Mountain, Table, Anchors, Navel by Arp

I’ll tell you a little story from my school days.

I had one teacher that I loved, Mrs. Palmgren, my art teacher. When I was in first grade she had us making collages and when she handed out the paste she said, “If you eat the paste you don’t get any more.” I ran out of paste and was afraid to ask for more so I cried. She asked me why I was crying and I said I need more paste. She said stop crying, I’ll give you more. Then I thought she was the nicest person I ever met! She stopped teaching elementary school art and I thought I’d never see her again but when I got to high school she was there! She was the only adult that seemed to understand me and showed me a lot of things of great interest in art.

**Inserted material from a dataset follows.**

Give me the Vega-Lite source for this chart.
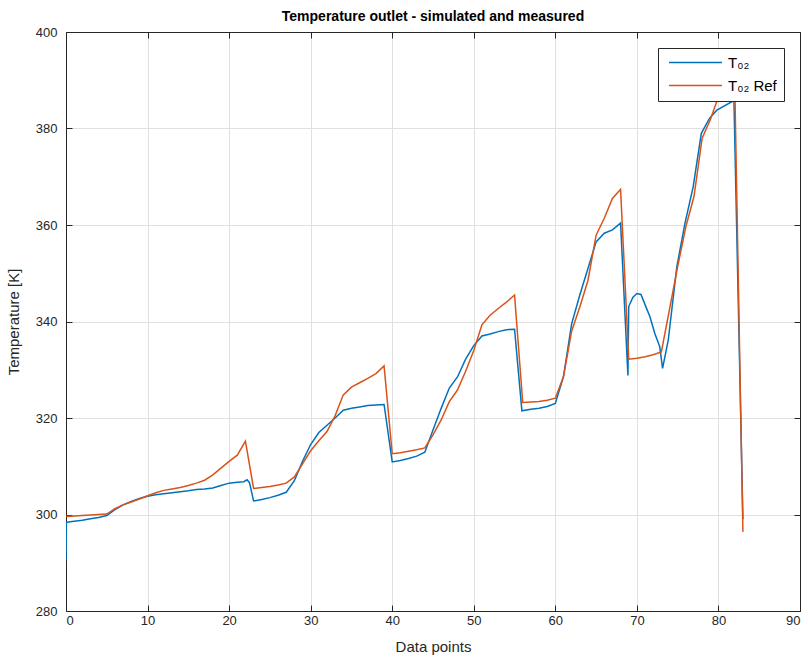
{
  "$schema": "https://vega.github.io/schema/vega-lite/v6.json",
  "autosize": {"type": "none"},
  "padding": {"left": 66, "top": 32, "right": 8, "bottom": 47},
  "width": 734,
  "height": 579,
  "background": "white",
  "title": {"text": "Temperature outlet - simulated and measured", "fontSize": 14, "fontWeight": "bold", "font": "Liberation Sans", "color": "#000000", "anchor": "middle", "offset": 2},
  "data": {"values": [
      {"series": "T₀₂", "x": 0, "y": 290.5}, {"series": "T₀₂", "x": 0.05, "y": 298.4}, {"series": "T₀₂", "x": 1, "y": 298.6}, {"series": "T₀₂", "x": 2, "y": 298.8}, {"series": "T₀₂", "x": 3, "y": 299.1}, {"series": "T₀₂", "x": 4, "y": 299.4}, {"series": "T₀₂", "x": 5, "y": 299.8}, {"series": "T₀₂", "x": 6, "y": 301.0}, {"series": "T₀₂", "x": 7, "y": 302.0}, {"series": "T₀₂", "x": 8, "y": 302.7}, {"series": "T₀₂", "x": 9, "y": 303.3}, {"series": "T₀₂", "x": 10, "y": 303.8}, {"series": "T₀₂", "x": 11, "y": 304.1}, {"series": "T₀₂", "x": 12, "y": 304.3}, {"series": "T₀₂", "x": 13, "y": 304.5}, {"series": "T₀₂", "x": 14, "y": 304.7}, {"series": "T₀₂", "x": 15, "y": 304.9}, {"series": "T₀₂", "x": 16, "y": 305.2}, {"series": "T₀₂", "x": 17, "y": 305.3}, {"series": "T₀₂", "x": 18, "y": 305.5}, {"series": "T₀₂", "x": 19, "y": 306.0}, {"series": "T₀₂", "x": 20, "y": 306.5}, {"series": "T₀₂", "x": 21, "y": 306.7}, {"series": "T₀₂", "x": 21.8, "y": 306.8}, {"series": "T₀₂", "x": 22.2, "y": 307.2}, {"series": "T₀₂", "x": 22.5, "y": 306.6}, {"series": "T₀₂", "x": 23, "y": 302.8}, {"series": "T₀₂", "x": 24, "y": 303.1}, {"series": "T₀₂", "x": 25, "y": 303.5}, {"series": "T₀₂", "x": 26, "y": 304.0}, {"series": "T₀₂", "x": 27, "y": 304.6}, {"series": "T₀₂", "x": 28, "y": 307.0}, {"series": "T₀₂", "x": 29, "y": 311.0}, {"series": "T₀₂", "x": 30, "y": 314.5}, {"series": "T₀₂", "x": 31, "y": 317.0}, {"series": "T₀₂", "x": 32, "y": 318.5}, {"series": "T₀₂", "x": 33, "y": 320.0}, {"series": "T₀₂", "x": 34, "y": 321.6}, {"series": "T₀₂", "x": 35, "y": 322.0}, {"series": "T₀₂", "x": 36, "y": 322.3}, {"series": "T₀₂", "x": 37, "y": 322.6}, {"series": "T₀₂", "x": 38, "y": 322.7}, {"series": "T₀₂", "x": 39, "y": 322.8}, {"series": "T₀₂", "x": 40, "y": 310.9}, {"series": "T₀₂", "x": 41, "y": 311.2}, {"series": "T₀₂", "x": 42, "y": 311.6}, {"series": "T₀₂", "x": 43, "y": 312.1}, {"series": "T₀₂", "x": 44, "y": 312.9}, {"series": "T₀₂", "x": 45, "y": 317.5}, {"series": "T₀₂", "x": 46, "y": 322.0}, {"series": "T₀₂", "x": 47, "y": 326.2}, {"series": "T₀₂", "x": 48, "y": 328.5}, {"series": "T₀₂", "x": 49, "y": 332.2}, {"series": "T₀₂", "x": 50, "y": 335.0}, {"series": "T₀₂", "x": 51, "y": 337.0}, {"series": "T₀₂", "x": 52, "y": 337.4}, {"series": "T₀₂", "x": 53, "y": 337.9}, {"series": "T₀₂", "x": 54, "y": 338.3}, {"series": "T₀₂", "x": 55, "y": 338.4}, {"series": "T₀₂", "x": 55.9, "y": 321.5}, {"series": "T₀₂", "x": 57, "y": 321.8}, {"series": "T₀₂", "x": 58, "y": 322.0}, {"series": "T₀₂", "x": 59, "y": 322.4}, {"series": "T₀₂", "x": 60, "y": 323.0}, {"series": "T₀₂", "x": 61, "y": 328.6}, {"series": "T₀₂", "x": 62, "y": 339.5}, {"series": "T₀₂", "x": 63, "y": 345.5}, {"series": "T₀₂", "x": 64, "y": 351.0}, {"series": "T₀₂", "x": 65, "y": 356.5}, {"series": "T₀₂", "x": 66, "y": 358.3}, {"series": "T₀₂", "x": 67, "y": 359.0}, {"series": "T₀₂", "x": 68, "y": 360.4}, {"series": "T₀₂", "x": 68.9, "y": 328.8}, {"series": "T₀₂", "x": 69.0, "y": 343.1}, {"series": "T₀₂", "x": 69.5, "y": 345.0}, {"series": "T₀₂", "x": 70, "y": 345.8}, {"series": "T₀₂", "x": 70.5, "y": 345.6}, {"series": "T₀₂", "x": 71.0, "y": 343.5}, {"series": "T₀₂", "x": 71.6, "y": 341.0}, {"series": "T₀₂", "x": 72.2, "y": 337.5}, {"series": "T₀₂", "x": 72.8, "y": 334.8}, {"series": "T₀₂", "x": 73.15, "y": 330.3}, {"series": "T₀₂", "x": 73.85, "y": 336.2}, {"series": "T₀₂", "x": 74.9, "y": 351.4}, {"series": "T₀₂", "x": 75.9, "y": 360.4}, {"series": "T₀₂", "x": 76.9, "y": 367.9}, {"series": "T₀₂", "x": 77.9, "y": 379.0}, {"series": "T₀₂", "x": 78.9, "y": 382.1}, {"series": "T₀₂", "x": 79.8, "y": 383.8}, {"series": "T₀₂", "x": 81.9, "y": 385.8}, {"series": "T₀₂", "x": 83, "y": 299.0},
      {"series": "T₀₂ Ref", "x": 0, "y": 299.6}, {"series": "T₀₂ Ref", "x": 5, "y": 300.1}, {"series": "T₀₂ Ref", "x": 6, "y": 301.2}, {"series": "T₀₂ Ref", "x": 7, "y": 302.0}, {"series": "T₀₂ Ref", "x": 8, "y": 302.6}, {"series": "T₀₂ Ref", "x": 9, "y": 303.2}, {"series": "T₀₂ Ref", "x": 10, "y": 303.9}, {"series": "T₀₂ Ref", "x": 11, "y": 304.5}, {"series": "T₀₂ Ref", "x": 12, "y": 305.0}, {"series": "T₀₂ Ref", "x": 13, "y": 305.3}, {"series": "T₀₂ Ref", "x": 14, "y": 305.6}, {"series": "T₀₂ Ref", "x": 15, "y": 306.0}, {"series": "T₀₂ Ref", "x": 16, "y": 306.5}, {"series": "T₀₂ Ref", "x": 17, "y": 307.1}, {"series": "T₀₂ Ref", "x": 18, "y": 308.2}, {"series": "T₀₂ Ref", "x": 19, "y": 309.6}, {"series": "T₀₂ Ref", "x": 20, "y": 311.0}, {"series": "T₀₂ Ref", "x": 21, "y": 312.3}, {"series": "T₀₂ Ref", "x": 22, "y": 315.2}, {"series": "T₀₂ Ref", "x": 23, "y": 305.4}, {"series": "T₀₂ Ref", "x": 24, "y": 305.6}, {"series": "T₀₂ Ref", "x": 25, "y": 305.8}, {"series": "T₀₂ Ref", "x": 26, "y": 306.1}, {"series": "T₀₂ Ref", "x": 27, "y": 306.5}, {"series": "T₀₂ Ref", "x": 28, "y": 307.8}, {"series": "T₀₂ Ref", "x": 29, "y": 310.5}, {"series": "T₀₂ Ref", "x": 30, "y": 313.2}, {"series": "T₀₂ Ref", "x": 31, "y": 315.3}, {"series": "T₀₂ Ref", "x": 32, "y": 317.2}, {"series": "T₀₂ Ref", "x": 33, "y": 320.5}, {"series": "T₀₂ Ref", "x": 34, "y": 324.8}, {"series": "T₀₂ Ref", "x": 35, "y": 326.4}, {"series": "T₀₂ Ref", "x": 36, "y": 327.3}, {"series": "T₀₂ Ref", "x": 37, "y": 328.2}, {"series": "T₀₂ Ref", "x": 38, "y": 329.2}, {"series": "T₀₂ Ref", "x": 39, "y": 330.8}, {"series": "T₀₂ Ref", "x": 40, "y": 312.6}, {"series": "T₀₂ Ref", "x": 41, "y": 312.8}, {"series": "T₀₂ Ref", "x": 42, "y": 313.1}, {"series": "T₀₂ Ref", "x": 43, "y": 313.4}, {"series": "T₀₂ Ref", "x": 44, "y": 313.8}, {"series": "T₀₂ Ref", "x": 45, "y": 316.5}, {"series": "T₀₂ Ref", "x": 46, "y": 319.6}, {"series": "T₀₂ Ref", "x": 47, "y": 323.4}, {"series": "T₀₂ Ref", "x": 48, "y": 325.8}, {"series": "T₀₂ Ref", "x": 49, "y": 329.7}, {"series": "T₀₂ Ref", "x": 50, "y": 334.0}, {"series": "T₀₂ Ref", "x": 51, "y": 339.3}, {"series": "T₀₂ Ref", "x": 52, "y": 341.3}, {"series": "T₀₂ Ref", "x": 53, "y": 342.7}, {"series": "T₀₂ Ref", "x": 54, "y": 344.0}, {"series": "T₀₂ Ref", "x": 55, "y": 345.5}, {"series": "T₀₂ Ref", "x": 56, "y": 323.2}, {"series": "T₀₂ Ref", "x": 57, "y": 323.3}, {"series": "T₀₂ Ref", "x": 58, "y": 323.4}, {"series": "T₀₂ Ref", "x": 59, "y": 323.7}, {"series": "T₀₂ Ref", "x": 60, "y": 324.1}, {"series": "T₀₂ Ref", "x": 61, "y": 328.6}, {"series": "T₀₂ Ref", "x": 62, "y": 338.0}, {"series": "T₀₂ Ref", "x": 63, "y": 343.0}, {"series": "T₀₂ Ref", "x": 64, "y": 348.5}, {"series": "T₀₂ Ref", "x": 65, "y": 357.9}, {"series": "T₀₂ Ref", "x": 66, "y": 361.4}, {"series": "T₀₂ Ref", "x": 67, "y": 365.5}, {"series": "T₀₂ Ref", "x": 68, "y": 367.4}, {"series": "T₀₂ Ref", "x": 69, "y": 332.2}, {"series": "T₀₂ Ref", "x": 70, "y": 332.4}, {"series": "T₀₂ Ref", "x": 71, "y": 332.7}, {"series": "T₀₂ Ref", "x": 72, "y": 333.1}, {"series": "T₀₂ Ref", "x": 73, "y": 333.7}, {"series": "T₀₂ Ref", "x": 74, "y": 342.5}, {"series": "T₀₂ Ref", "x": 75, "y": 351.4}, {"series": "T₀₂ Ref", "x": 76, "y": 359.6}, {"series": "T₀₂ Ref", "x": 77, "y": 365.9}, {"series": "T₀₂ Ref", "x": 78, "y": 378.0}, {"series": "T₀₂ Ref", "x": 79, "y": 381.8}, {"series": "T₀₂ Ref", "x": 80, "y": 386.6}, {"series": "T₀₂ Ref", "x": 81, "y": 388.0}, {"series": "T₀₂ Ref", "x": 82, "y": 389.0}, {"series": "T₀₂ Ref", "x": 83, "y": 296.4}
  ]},
  "config": {
    "view": {"stroke": "#262626", "strokeWidth": 1},
    "font": "Liberation Sans",
    "axis": {
      "domainColor": "#262626", "tickColor": "#262626", "labelColor": "#262626", "titleColor": "#262626",
      "labelFont": "Liberation Sans", "titleFont": "Liberation Sans", "labelFontSize": 13, "titleFontSize": 15, "titleFontWeight": "normal",
      "gridColor": "#e0e0e0", "gridWidth": 1, "tickSize": -6, "tickWidth": 1
    }
  },
  "layer": [
    {
      "mark": {"type": "line", "strokeWidth": 1.5, "clip": true},
      "encoding": {
        "x": {"field": "x", "type": "quantitative", "scale": {"domain": [0, 90], "nice": false, "zero": false},
              "axis": {"orient": "bottom", "values": [0,10,20,30,40,50,60,70,80,90], "title": "Data points", "labelPadding": 9, "titlePadding": 12, "grid": true}},
        "y": {"field": "y", "type": "quantitative", "scale": {"domain": [280, 400], "nice": false, "zero": false},
              "axis": {"orient": "left", "values": [280,300,320,340,360,380,400], "title": "Temperature [K]", "labelPadding": 15, "titlePadding": 14, "grid": true}},
        "color": {"field": "series", "type": "nominal",
                  "scale": {"domain": ["T₀₂", "T₀₂ Ref"], "range": ["#0072BD", "#D95319"]},
                  "legend": {"title": null, "orient": "top-right", "offset": 16, "symbolType": "M-4,0H4", "symbolSize": 175, "symbolOffset": 23, "symbolStrokeWidth": 1.5, "symbolFillColor": "transparent",
                             "labelFontSize": 15, "labelColor": "#000000", "labelOffset": 25, "strokeColor": "#262626", "fillColor": "white", "padding": 7, "rowPadding": 7}}
      }
    },
    {
      "mark": {"type": "line", "opacity": 0},
      "encoding": {
        "x": {"field": "x", "type": "quantitative", "axis": {"orient": "top", "values": [0,10,20,30,40,50,60,70,80,90], "labels": false, "title": null, "grid": false}},
        "y": {"field": "y", "type": "quantitative", "axis": {"orient": "right", "values": [280,300,320,340,360,380,400], "labels": false, "title": null, "grid": false}}
      }
    }
  ],
  "resolve": {"axis": {"x": "independent", "y": "independent"}}
}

When I was a senior she arranged a field trip to MOMA! It’s a 4 hour bus trip from Ephrata, PA. to NY.

As we walked through MOMA it was so much to take in! When we got into the gallery that had Mountains Table Anchors Navel and I saw this I cracked up! I mean I couldn’t stop laughing! The other kids were laughing too but they were mostly laughing because I was laughing. It was the funniest thing I ever saw! And so totally unexpected in an art museum! Not that I’d ever been in a real art museum before. I was so wound up by this that I was acting up all the way home! It was the most fun I had as a kid! My parents would never have taken me to NY.

I thought the teachers were probably arguing about me in their lounge because I was a real bad truant. I thought Mrs. Palmgren probably defended me. I had a real bully of a home ec. teacher, Mrs. Lentz. She picked on me and other girls in other classes. Back then, some teachers were real bullies and got away with it. Some of the teachers didn’t like me because I skipped their classes. I bet Mrs. Palmgren asked Mrs. Lentz, do you get modern art? Mrs. Lentz would have said no. Well, I get it. It’s a joke!

Then once when I was in class they sprung an IQ test on all of us. The whole senior class had to take it and I couldn’t just walk out. Those nosy b—–s wanted to find out if I really am a genius like Mrs. Palmgren said I was. I don’t know what my IQ is and I’m not interested in taking another test. I don’t have much of an ego for an artist, but I thought they made us take the test because they had me tracked with the non college bound students and I hated school.

That’s how it is for a lot of young artists. The system fails them.

12 thoughts on “Mountain, Table, Anchors, Navel by Arp”

    1. That’s a weird coincidence with two of our bullies being home ec. teachers! Yeah, a kid might think there’s something wrong with them but it’s not the kid. And you don’t figure it out until it’s too late!

      Liked by 1 person

  1. Similar stories in my life too! I hated school! I used to ditch a lot in senior year. I had an art teacher in my senior year who inspired me to continue studying art and made going to school bearable. I ended up going to college to get a degree in art, which I did…but now that I look back, it was a joke. A complete waste of time and money. The art professors were crazy!
    My mother never thought art was a good thing to spend ones time on and used to tell her friends that I was taking “craft classes” in college. She always said I should get a real job at the power company or the phone company! No one in my life ever supported my artistic journey. I love hearing your stories Chris and finding out I’m not alone in these experiences.

    Liked by 2 people

    1. OMG! Just like the PA Dutch with that attitude toward art! I’m glad to find artists with similar experiences. It made me mad but then I thought, hell, I can’t do anything about it. If art is only a nice hobby who cares what else I do. I’ll be bad. that’s what they expect I guess.

      Liked by 1 person

  2. Coming from almost nothing, i find school fun and great place to make friends. How can learning math and Writing failed us? Art class was pretty much do whatever comes out…however much energy and curiosity we are willing to expend.

    Liked by 1 person

    1. Writing was fun for me too but not math. I didn’t spend the energy on it. I lost interest after geometry. I had a few friends but not a lot. I talk to one friend from high school occasionally. I felt like I got out of jail when I graduated!

      Liked by 1 person

      1. lol…you are funny. I think from grade 8 to grad, i missed 1 day of school and i cant remember why. Granted not if most friends made back then are rarely kept in contact and some proved to be a hinder on life but nevertheless, each day was new and exciting with hundreds of faces to see and interact with.